START

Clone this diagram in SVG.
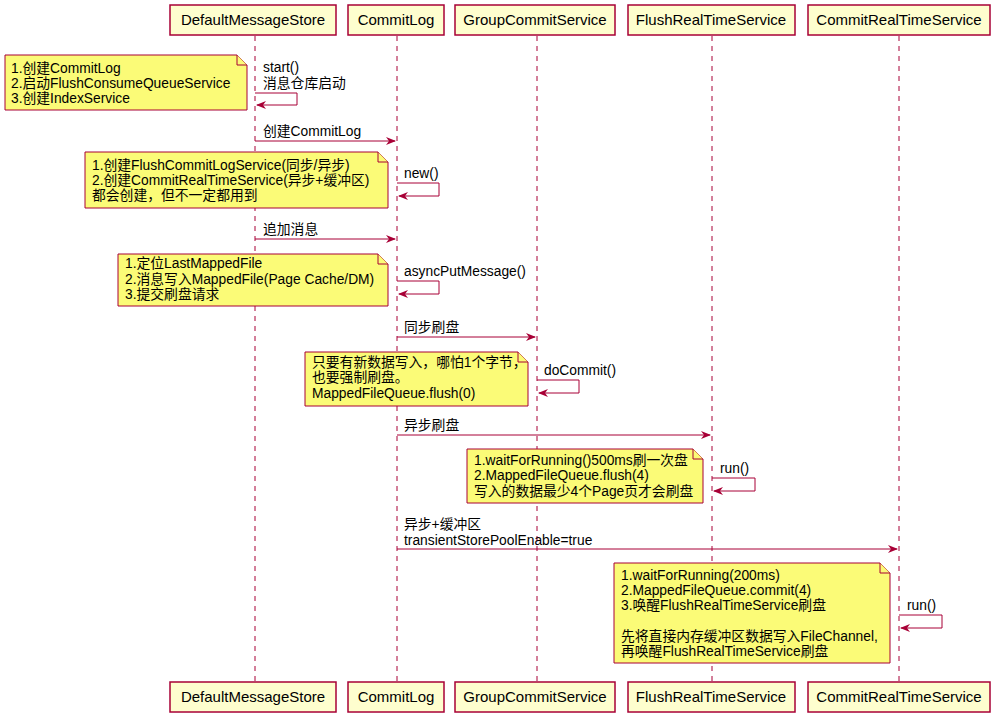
<svg xmlns="http://www.w3.org/2000/svg" width="1003" height="726" viewBox="0 0 1003 726">
<defs>
<marker id="ah" markerWidth="10" markerHeight="8" refX="9" refY="4" orient="auto" markerUnits="userSpaceOnUse"><path d="M0,0 L10,4 L0,8 L3,4 Z" fill="#A80036"/></marker>
<style>
text{font-family:"Liberation Sans","Noto Sans CJK SC",sans-serif;font-size:13.8px;fill:#000}
.p{fill:#FEFECE;stroke:#A80036;stroke-width:1.5}
.pt{font-size:15px;text-anchor:middle}
.ll{stroke:#A80036;stroke-width:1;stroke-dasharray:5,5;fill:none}
.m{stroke:#A80036;stroke-width:1;fill:none;marker-end:url(#ah)}
.n{fill:#FBFB77;stroke:#A80036;stroke-width:1}
</style>
</defs>
<rect width="1003" height="726" fill="#fff"/>
<g id="lifelines">
<line class="ll" x1="255" y1="36" x2="255" y2="682"/>
<line class="ll" x1="397" y1="36" x2="397" y2="682"/>
<line class="ll" x1="537" y1="36" x2="537" y2="682"/>
<line class="ll" x1="712" y1="36" x2="712" y2="682"/>
<line class="ll" x1="899" y1="36" x2="899" y2="682"/>
</g>
<g id="p-dms"><rect class="p" x="170" y="5" width="166" height="30"/><text class="pt" x="253" y="25">DefaultMessageStore</text><rect class="p" x="170" y="682" width="166" height="30"/><text class="pt" x="253" y="702">DefaultMessageStore</text></g>
<g id="p-cl"><rect class="p" x="348" y="5" width="96" height="30"/><text class="pt" x="396" y="25">CommitLog</text><rect class="p" x="348" y="682" width="96" height="30"/><text class="pt" x="396" y="702">CommitLog</text></g>
<g id="p-gcs"><rect class="p" x="455" y="5" width="160" height="30"/><text class="pt" x="535" y="25">GroupCommitService</text><rect class="p" x="455" y="682" width="160" height="30"/><text class="pt" x="535" y="702">GroupCommitService</text></g>
<g id="p-frts"><rect class="p" x="628" y="5" width="167" height="30"/><text class="pt" x="711" y="25">FlushRealTimeService</text><rect class="p" x="628" y="682" width="167" height="30"/><text class="pt" x="711" y="702">FlushRealTimeService</text></g>
<g id="p-crts"><rect class="p" x="808" y="5" width="182" height="30"/><text class="pt" x="899" y="25">CommitRealTimeService</text><rect class="p" x="808" y="682" width="182" height="30"/><text class="pt" x="899" y="702">CommitRealTimeService</text></g>
<g id="connectors">
<path class="m" d="M255,93 H297 V105 H257"/>
<path class="m" d="M255,141 H395"/>
<path class="m" d="M397,183 H439 V196 H399"/>
<path class="m" d="M255,239 H395"/>
<path class="m" d="M397,281 H439 V294 H399"/>
<path class="m" d="M397,337 H535"/>
<path class="m" d="M537,380 H579 V393 H539"/>
<path class="m" d="M397,435 H710"/>
<path class="m" d="M712,478 H755 V491 H714"/>
<path class="m" d="M397,549 H897"/>
<path class="m" d="M899,615 H942 V628 H901"/>
</g>
<g id="labels">
<text x="263" y="72">start()</text><text x="263" y="88">消息仓库启动</text>
<text x="263" y="136">创建CommitLog</text>
<text x="404" y="178">new()</text>
<text x="263" y="234">追加消息</text>
<text x="404" y="276">asyncPutMessage()</text>
<text x="404" y="332">同步刷盘</text>
<text x="544" y="375">doCommit()</text>
<text x="404" y="430">异步刷盘</text>
<text x="720" y="473">run()</text>
<text x="404" y="529">异步+缓冲区</text><text x="404" y="545">transientStorePoolEnable=true</text>
<text x="907" y="610">run()</text>
</g>
<g id="note1"><path class="n" d="M5,55 H237 L247,65 V110 H5 Z"/><path class="n" d="M237,55 V65 H247"/><text x="11" y="73">1.创建CommitLog</text><text x="11" y="88">2.启动FlushConsumeQueueService</text><text x="11" y="103">3.创建IndexService</text></g>
<g id="note2"><path class="n" d="M85,152 H378 L388,162 V208 H85 Z"/><path class="n" d="M378,152 V162 H388"/><text x="92" y="170">1.创建FlushCommitLogService(同步/异步)</text><text x="92" y="185">2.创建CommitRealTimeService(异步+缓冲区)</text><text x="92" y="200">都会创建，但不一定都用到</text></g>
<g id="note3"><path class="n" d="M118,254 H378 L388,264 V306 H118 Z"/><path class="n" d="M378,254 V264 H388"/><text x="125" y="268">1.定位LastMappedFile</text><text x="125" y="284">2.消息写入MappedFile(Page Cache/DM)</text><text x="125" y="299">3.提交刷盘请求</text></g>
<g id="note4"><path class="n" d="M305,352 H518 L528,362 V406 H305 Z"/><path class="n" d="M518,352 V362 H528"/><text x="312" y="367">只要有新数据写入，哪怕1个字节，</text><text x="312" y="382">也要强制刷盘。</text><text x="312" y="398">MappedFileQueue.flush(0)</text></g>
<g id="note5"><path class="n" d="M467,449 H693 L703,459 V503 H467 Z"/><path class="n" d="M693,449 V459 H703"/><text x="474" y="465">1.waitForRunning()500ms刷一次盘</text><text x="474" y="480">2.MappedFileQueue.flush(4)</text><text x="474" y="496">写入的数据最少4个Page页才会刷盘</text></g>
<g id="note6"><path class="n" d="M614,563 H880 L890,573 V663 H614 Z"/><path class="n" d="M880,563 V573 H890"/><text x="621" y="580">1.waitForRunning(200ms)</text><text x="621" y="595">2.MappedFileQueue.commit(4)</text><text x="621" y="610">3.唤醒FlushRealTimeService刷盘</text><text x="621" y="641">先将直接内存缓冲区数据写入FileChannel,</text><text x="621" y="656">再唤醒FlushRealTimeService刷盘</text></g>
</svg>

END

▶ What this task involves
Quote all the lines above exactly as given. Do not include the pictures.

▶ Answer in full
Clone this diagram in SVG.
<svg xmlns="http://www.w3.org/2000/svg" width="1003" height="726" viewBox="0 0 1003 726">
<defs>
<marker id="ah" markerWidth="10" markerHeight="8" refX="9" refY="4" orient="auto" markerUnits="userSpaceOnUse"><path d="M0,0 L10,4 L0,8 L3,4 Z" fill="#A80036"/></marker>
<style>
text{font-family:"Liberation Sans","Noto Sans CJK SC",sans-serif;font-size:13.8px;fill:#000}
.p{fill:#FEFECE;stroke:#A80036;stroke-width:1.5}
.pt{font-size:15px;text-anchor:middle}
.ll{stroke:#A80036;stroke-width:1;stroke-dasharray:5,5;fill:none}
.m{stroke:#A80036;stroke-width:1;fill:none;marker-end:url(#ah)}
.n{fill:#FBFB77;stroke:#A80036;stroke-width:1}
</style>
</defs>
<rect width="1003" height="726" fill="#fff"/>
<g id="lifelines">
<line class="ll" x1="255" y1="36" x2="255" y2="682"/>
<line class="ll" x1="397" y1="36" x2="397" y2="682"/>
<line class="ll" x1="537" y1="36" x2="537" y2="682"/>
<line class="ll" x1="712" y1="36" x2="712" y2="682"/>
<line class="ll" x1="899" y1="36" x2="899" y2="682"/>
</g>
<g id="p-dms"><rect class="p" x="170" y="5" width="166" height="30"/><text class="pt" x="253" y="25">DefaultMessageStore</text><rect class="p" x="170" y="682" width="166" height="30"/><text class="pt" x="253" y="702">DefaultMessageStore</text></g>
<g id="p-cl"><rect class="p" x="348" y="5" width="96" height="30"/><text class="pt" x="396" y="25">CommitLog</text><rect class="p" x="348" y="682" width="96" height="30"/><text class="pt" x="396" y="702">CommitLog</text></g>
<g id="p-gcs"><rect class="p" x="455" y="5" width="160" height="30"/><text class="pt" x="535" y="25">GroupCommitService</text><rect class="p" x="455" y="682" width="160" height="30"/><text class="pt" x="535" y="702">GroupCommitService</text></g>
<g id="p-frts"><rect class="p" x="628" y="5" width="167" height="30"/><text class="pt" x="711" y="25">FlushRealTimeService</text><rect class="p" x="628" y="682" width="167" height="30"/><text class="pt" x="711" y="702">FlushRealTimeService</text></g>
<g id="p-crts"><rect class="p" x="808" y="5" width="182" height="30"/><text class="pt" x="899" y="25">CommitRealTimeService</text><rect class="p" x="808" y="682" width="182" height="30"/><text class="pt" x="899" y="702">CommitRealTimeService</text></g>
<g id="connectors">
<path class="m" d="M255,93 H297 V105 H257"/>
<path class="m" d="M255,141 H395"/>
<path class="m" d="M397,183 H439 V196 H399"/>
<path class="m" d="M255,239 H395"/>
<path class="m" d="M397,281 H439 V294 H399"/>
<path class="m" d="M397,337 H535"/>
<path class="m" d="M537,380 H579 V393 H539"/>
<path class="m" d="M397,435 H710"/>
<path class="m" d="M712,478 H755 V491 H714"/>
<path class="m" d="M397,549 H897"/>
<path class="m" d="M899,615 H942 V628 H901"/>
</g>
<g id="labels">
<text x="263" y="72">start()</text><text x="263" y="88">消息仓库启动</text>
<text x="263" y="136">创建CommitLog</text>
<text x="404" y="178">new()</text>
<text x="263" y="234">追加消息</text>
<text x="404" y="276">asyncPutMessage()</text>
<text x="404" y="332">同步刷盘</text>
<text x="544" y="375">doCommit()</text>
<text x="404" y="430">异步刷盘</text>
<text x="720" y="473">run()</text>
<text x="404" y="529">异步+缓冲区</text><text x="404" y="545">transientStorePoolEnable=true</text>
<text x="907" y="610">run()</text>
</g>
<g id="note1"><path class="n" d="M5,55 H237 L247,65 V110 H5 Z"/><path class="n" d="M237,55 V65 H247"/><text x="11" y="73">1.创建CommitLog</text><text x="11" y="88">2.启动FlushConsumeQueueService</text><text x="11" y="103">3.创建IndexService</text></g>
<g id="note2"><path class="n" d="M85,152 H378 L388,162 V208 H85 Z"/><path class="n" d="M378,152 V162 H388"/><text x="92" y="170">1.创建FlushCommitLogService(同步/异步)</text><text x="92" y="185">2.创建CommitRealTimeService(异步+缓冲区)</text><text x="92" y="200">都会创建，但不一定都用到</text></g>
<g id="note3"><path class="n" d="M118,254 H378 L388,264 V306 H118 Z"/><path class="n" d="M378,254 V264 H388"/><text x="125" y="268">1.定位LastMappedFile</text><text x="125" y="284">2.消息写入MappedFile(Page Cache/DM)</text><text x="125" y="299">3.提交刷盘请求</text></g>
<g id="note4"><path class="n" d="M305,352 H518 L528,362 V406 H305 Z"/><path class="n" d="M518,352 V362 H528"/><text x="312" y="367">只要有新数据写入，哪怕1个字节，</text><text x="312" y="382">也要强制刷盘。</text><text x="312" y="398">MappedFileQueue.flush(0)</text></g>
<g id="note5"><path class="n" d="M467,449 H693 L703,459 V503 H467 Z"/><path class="n" d="M693,449 V459 H703"/><text x="474" y="465">1.waitForRunning()500ms刷一次盘</text><text x="474" y="480">2.MappedFileQueue.flush(4)</text><text x="474" y="496">写入的数据最少4个Page页才会刷盘</text></g>
<g id="note6"><path class="n" d="M614,563 H880 L890,573 V663 H614 Z"/><path class="n" d="M880,563 V573 H890"/><text x="621" y="580">1.waitForRunning(200ms)</text><text x="621" y="595">2.MappedFileQueue.commit(4)</text><text x="621" y="610">3.唤醒FlushRealTimeService刷盘</text><text x="621" y="641">先将直接内存缓冲区数据写入FileChannel,</text><text x="621" y="656">再唤醒FlushRealTimeService刷盘</text></g>
</svg>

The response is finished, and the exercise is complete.